Australian politician

Arthur Lucas Harrold (18 December 1854 – c. 25 July 1908) was a businessman and politician in South Australia. He was later jailed for serious financial offences.

Arthur was born in Fullarton, South Australia, the eldest son of Joseph Harrold (c. 1821 – c. 5 April 1891) and around 1857 the family returned to England. He was educated at the Aspley Guise School and King's College London, where he graduated AKC. In 1875, he and his brother Ernest returned to Adelaide to take over the firm of Harrold Brothers, which had been founded by their father and his brother Daniel around 1854. Their father founded and managed the London office, then around 1884 retired to his home Wanstead Hall, in Wanstead, Essex.

The firm began as a hardware store on Hindley Street, then grew to become one of the largest shipping agents in the colony, from 1869 owning the Adelaide Line of clippers, which included the City of Adelaide.

Arthur was on the boards of the Bank of Adelaide, Bagot Shakes and Lewis, the Imperial Insurance Company, Luxmoore & Company, Harrold, Colton and Company, and the Queen's Wharf Company.

He was a member of the Public Stores Commission and the Civil Service Commission of 1886 and 1888 respectively, set up to investigate the efficiency of government instrumentalities.

He was President of the Adelaide Chamber of Commerce, of the Federated Employers' Council, and of the National Defence League. He was a Fellow of the Royal Geographical Society of London, of the Royal Statistical Society of London, the Colonial Institute, the Royal United Service Institution, the Geographical Society of South Australia, and the Royal Society of South Australia. He held the office of Major with the South Australian Voluntary Defence Force, and was a prominent Freemason.

He was a member of the South Australian House of Assembly representing North Adelaide from April 1896 to April 1897. Around 1896 it was becoming apparent that Harrold Brothers' finances were built on a shaky foundation, but he resisted calls for him to resign from parliament. Creditors G. & R. Wills precipitated their decline by suing them for unpaid debts. Insolvency hearings dragged on for three years, with C. C. Kingston defending Arthur and C. M. Muirhead appearing for his brother Ernest. Both principals were declared bankrupt, with a second-class certificate suspended for three months. Arthur was singled out for special condemnation as he had systematically hidden the true state of the company's finances by hiding debts, inflating assets and converting assets held in trust. Commissioner Russell sentenced him to two years' jail.

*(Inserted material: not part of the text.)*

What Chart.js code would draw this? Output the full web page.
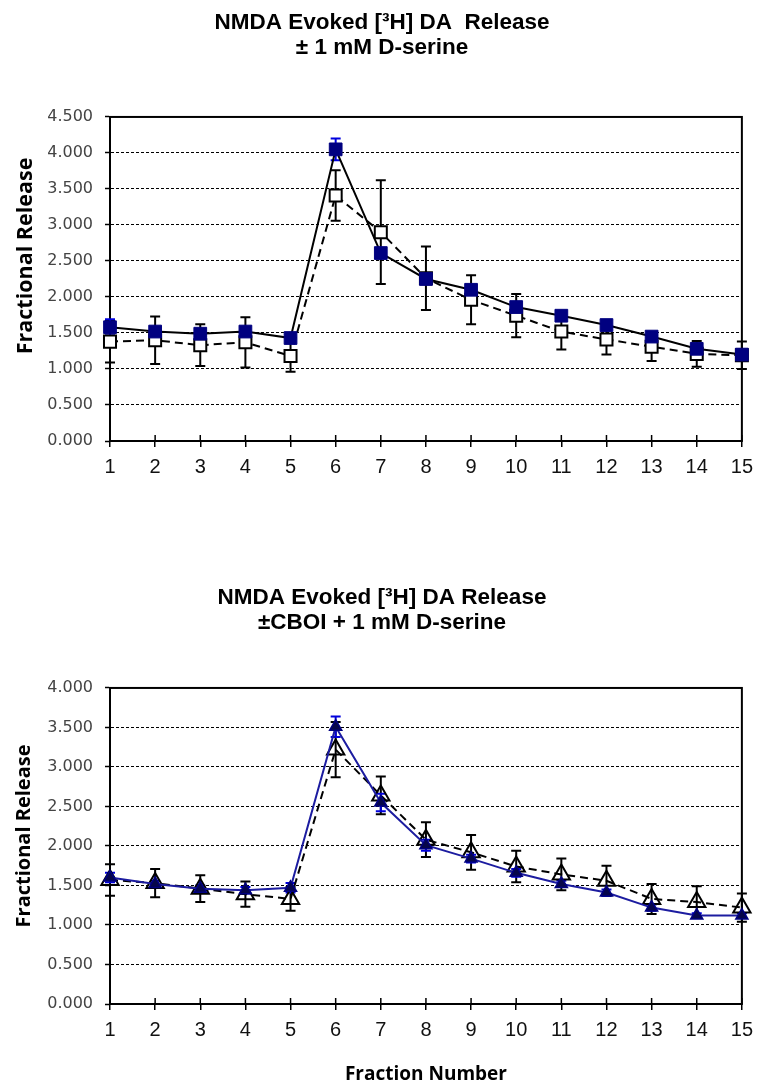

He left South Australia for London in 1905 on business and never returned.

==Family==
Arthur married Eva Annie Morgan ( – 5 October 1931) on 25 February 1879 and lived at Barnard-street, North Adelaide. They had two children:
- Evelyn Mary Harrold (19 November 1879 – 6 December 1946)
- Eyston Harrold (23 January 1883 – ) married Margaret Campbell Pyers ( – ) on 11 August 1917
His brother Ernest Eyston Harrold (22 October 1856 – 1907) was also born in Fullarton, South Australia.